_Problem details_
Retype the data exactly, from its first line to the line containing "var yTicks = [0, 0.5, 1, 1.5, 2, 2.5, 3, 3.5];", including both, and skip any picture.

_Material_
--------------------------------

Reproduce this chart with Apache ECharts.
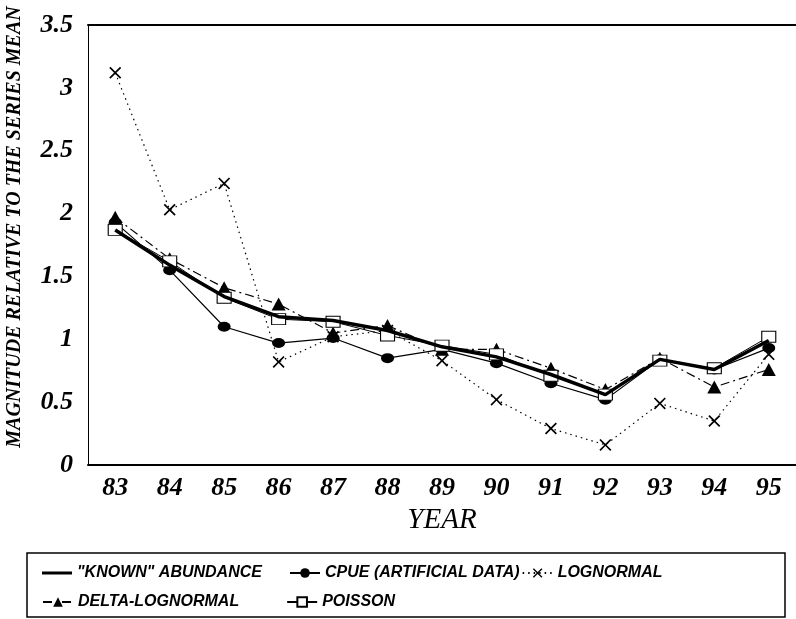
<!DOCTYPE html>
<html>
<head>
<meta charset="utf-8">
<script src="https://cdn.jsdelivr.net/npm/echarts@6/dist/echarts.min.js"></script>
<style>
  html, body { margin: 0; padding: 0; background: #fff; }
  #chart { width: 796px; height: 619px; }
</style>
</head>
<body>
<div id="chart"></div>
<script>
// 数据
var years = ['83', '84', '85', '86', '87', '88', '89', '90', '91', '92', '93', '94', '95'];
var known = [1.87, 1.59, 1.34, 1.18, 1.15, 1.07, 0.94, 0.86, 0.72, 0.56, 0.84, 0.76, 0.99];
var cpue = [1.93, 1.55, 1.10, 0.97, 1.01, 0.85, 0.92, 0.81, 0.65, 0.52, 0.84, 0.76, 0.93];
var lognormal = [3.12, 2.03, 2.24, 0.82, 1.02, 1.07, 0.83, 0.52, 0.29, 0.16, 0.49, 0.35, 0.88];
var deltaLog = [1.97, 1.64, 1.41, 1.28, 1.05, 1.11, 0.92, 0.92, 0.77, 0.60, 0.85, 0.62, 0.76];
var poisson = [1.87, 1.62, 1.33, 1.16, 1.14, 1.03, 0.95, 0.88, 0.71, 0.56, 0.83, 0.77, 1.02];
var yTicks = [0, 0.5, 1, 1.5, 2, 2.5, 3, 3.5];

var names = ['"KNOWN" ABUNDANCE', 'CPUE (ARTIFICIAL DATA)', 'LOGNORMAL', 'DELTA-LOGNORMAL', 'POISSON'];
var xSymbol = 'path://M0,1L1,0L5,4L9,0L10,1L6,5L10,9L9,10L5,6L1,10L0,9L4,5Z';

var tickFont = { fontFamily: 'Liberation Serif', fontStyle: 'italic', fontWeight: 'bold', fontSize: 26, color: '#000' };
var legendFont = { fontFamily: 'Liberation Sans', fontStyle: 'italic', fontWeight: 'bold', fontSize: 16, color: '#000' };

var chart = echarts.init(document.getElementById('chart'));
var option = {
    backgroundColor: '#fff',
    animation: false,
    grid: { left: 88, right: 0, top: 25, bottom: 154 },
    xAxis: [{
        type: 'category',
        data: years,
        boundaryGap: true,
        axisLine: { lineStyle: { color: '#000', width: 2 } },
        axisTick: { show: false },
        axisLabel: Object.assign({ margin: 10 }, tickFont),
        name: 'YEAR',
        nameLocation: 'middle',
        nameGap: 40,
        nameTextStyle: { fontFamily: 'Liberation Serif', fontStyle: 'italic', fontSize: 29, color: '#000' }
    }, {
        type: 'category',
        data: years,
        position: 'top',
        axisLine: { lineStyle: { color: '#000', width: 2 } },
        axisTick: { show: false },
        axisLabel: { show: false }
    }],
    yAxis: {
        type: 'value',
        min: yTicks[0],
        max: yTicks[yTicks.length - 1],
        interval: 0.5,
        axisLine: { show: true, lineStyle: { color: '#000', width: 1 } },
        axisTick: { show: false },
        splitLine: { show: false },
        axisLabel: Object.assign({ margin: 15 }, tickFont)
    },
    legend: [{
        left: 37, top: 560,
        icon: 'rect', itemWidth: 30, itemHeight: 3,
        textStyle: legendFont,
        data: names.slice(0, 1)
    }, {
        left: 284, top: 560,
        itemWidth: 30, itemHeight: 12, itemGap: 2,
        textStyle: legendFont,
        data: names.slice(1, 3)
    }, {
        left: 37, top: 589,
        itemWidth: 30, itemHeight: 12, itemGap: 47,
        textStyle: legendFont,
        data: names.slice(3)
    }],
    graphic: [{
        type: 'rect',
        shape: { x: 27, y: 553, width: 758, height: 64 },
        style: { fill: 'none', stroke: '#000', lineWidth: 1.5 }
    }, {
        type: 'text',
        x: 15, y: 227,
        rotation: Math.PI / 2,
        style: {
            text: 'MAGNITUDE RELATIVE TO THE SERIES MEAN',
            fontFamily: 'Liberation Serif', fontStyle: 'italic', fontWeight: 'bold', fontSize: 20,
            fill: '#000', align: 'center', verticalAlign: 'middle'
        }
    }],
    series: [{
        name: names[0], type: 'line', data: known, z: 5,
        showSymbol: false, symbol: 'none',
        lineStyle: { color: '#000', width: 3.5 }, itemStyle: { color: '#000' }
    }, {
        name: names[1], type: 'line', data: cpue,
        symbol: 'circle', symbolSize: [13, 10],
        lineStyle: { color: '#000', width: 1.2 }, itemStyle: { color: '#000' }
    }, {
        name: names[2], type: 'line', data: lognormal,
        symbol: xSymbol, symbolSize: 12,
        lineStyle: { color: '#000', width: 1.2, type: [1.5, 4] }, itemStyle: { color: '#000' }
    }, {
        name: names[3], type: 'line', data: deltaLog,
        symbol: 'triangle', symbolSize: [14, 13],
        lineStyle: { color: '#000', width: 1.2, type: [9, 4, 2, 4] }, itemStyle: { color: '#000' }
    }, {
        name: names[4], type: 'line', data: poisson,
        symbol: 'rect', symbolSize: [14, 11],
        lineStyle: { color: '#000', width: 1 }, itemStyle: { color: '#fff', borderColor: '#000', borderWidth: 1 }
    }]
};
chart.setOption(option);
</script>
</body>
</html>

--------------------------------

_Task solution_
Reproduce this chart with Apache ECharts.
<!DOCTYPE html>
<html>
<head>
<meta charset="utf-8">
<script src="https://cdn.jsdelivr.net/npm/echarts@6/dist/echarts.min.js"></script>
<style>
  html, body { margin: 0; padding: 0; background: #fff; }
  #chart { width: 796px; height: 619px; }
</style>
</head>
<body>
<div id="chart"></div>
<script>
// 数据
var years = ['83', '84', '85', '86', '87', '88', '89', '90', '91', '92', '93', '94', '95'];
var known = [1.87, 1.59, 1.34, 1.18, 1.15, 1.07, 0.94, 0.86, 0.72, 0.56, 0.84, 0.76, 0.99];
var cpue = [1.93, 1.55, 1.10, 0.97, 1.01, 0.85, 0.92, 0.81, 0.65, 0.52, 0.84, 0.76, 0.93];
var lognormal = [3.12, 2.03, 2.24, 0.82, 1.02, 1.07, 0.83, 0.52, 0.29, 0.16, 0.49, 0.35, 0.88];
var deltaLog = [1.97, 1.64, 1.41, 1.28, 1.05, 1.11, 0.92, 0.92, 0.77, 0.60, 0.85, 0.62, 0.76];
var poisson = [1.87, 1.62, 1.33, 1.16, 1.14, 1.03, 0.95, 0.88, 0.71, 0.56, 0.83, 0.77, 1.02];
var yTicks = [0, 0.5, 1, 1.5, 2, 2.5, 3, 3.5];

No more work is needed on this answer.